Implications for Future Robot Design

The findings of this study offer significant theoretical and practical implications for the development of future domestic social robots.

Theoretical Contributions:
The research validates the applicability of the Robots’ Social Presence Modified Model and the Theory of Planned Behavior in understanding user perceptions of social robots. It underscores the critical mediating role of perceived social presence in linking robot design characteristics to user attitudes and intentions. The study also highlights the nuanced impact of the uncanny valley effect on interaction anthropomorphism, urging further exploration of its boundaries.

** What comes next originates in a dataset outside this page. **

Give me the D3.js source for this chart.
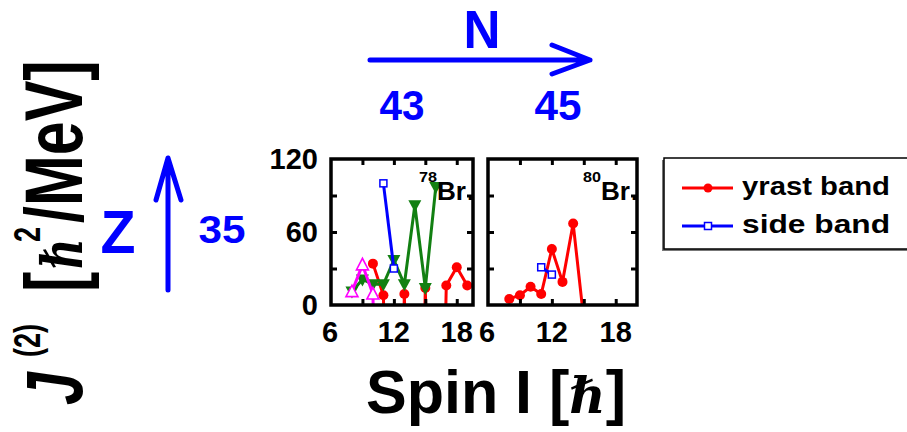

Practical Recommendations:
For robot designers and manufacturers, the study offers actionable insights:

1. Prioritize Interaction Design: Given the strong influence of interaction anthropomorphism, designers should focus on creating intuitive and emotionally resonant interaction capabilities. Initial adoption may benefit from employing lower levels of IA to avoid the uncanny valley, opting for simpler, clearly interpretable expressions.
2. Leverage Social Presence: Actively design robots to enhance perceived social presence. This can be achieved through multi-sensory interactions, clear communication of emotional states, and designs that foster a sense of companionship and co-presence.
3. Consider the Uncanny Valley: Designers must carefully navigate the uncanny valley. While highly anthropomorphic designs might be aspirational, they require meticulous execution to avoid triggering user discomfort. Further research into multi-level anthropomorphism is needed to map out the sweet spot between machine-like and overly human-like.
4. Embrace Intelligent Design: The successful application of intelligent design processes in creating stimuli demonstrates its value for rapid prototyping and high-quality visual asset generation in robot design. This approach can significantly accelerate innovation and reduce development costs.
5. Future-Proofing with High Anthropomorphism: The observed interaction effect suggests that as users become more accustomed to robots in their homes, highly anthropomorphic designs (both appearance and interaction) may eventually yield superior user acceptance, provided the uncanny valley is carefully managed.

Limitations and Future Directions

The researchers acknowledge several limitations. The use of static images as stimuli, while efficient, may not fully capture the dynamic nature of HRI. Future studies could benefit from using dynamic stimuli, animations, or even physical robot prototypes to provide a more ecologically valid experience. The study’s reliance on a student sample also limits the generalizability of findings to broader demographics, particularly older adults or individuals with varying technological literacy. Longitudinal studies are recommended to understand the long-term development of social presence and affinity in domestic settings. Furthermore, exploring a wider range of anthropomorphism levels and investigating other potential mediating factors beyond social presence could enrich our understanding of human-robot relationships.

In conclusion, this research provides valuable insights into the complex interplay of robot anthropomorphism, social presence, and user affinity. By employing innovative design processes and rigorous experimental methods, the study illuminates pathways for creating social robots that are not only functional but also socially engaging and accepted within the home environment.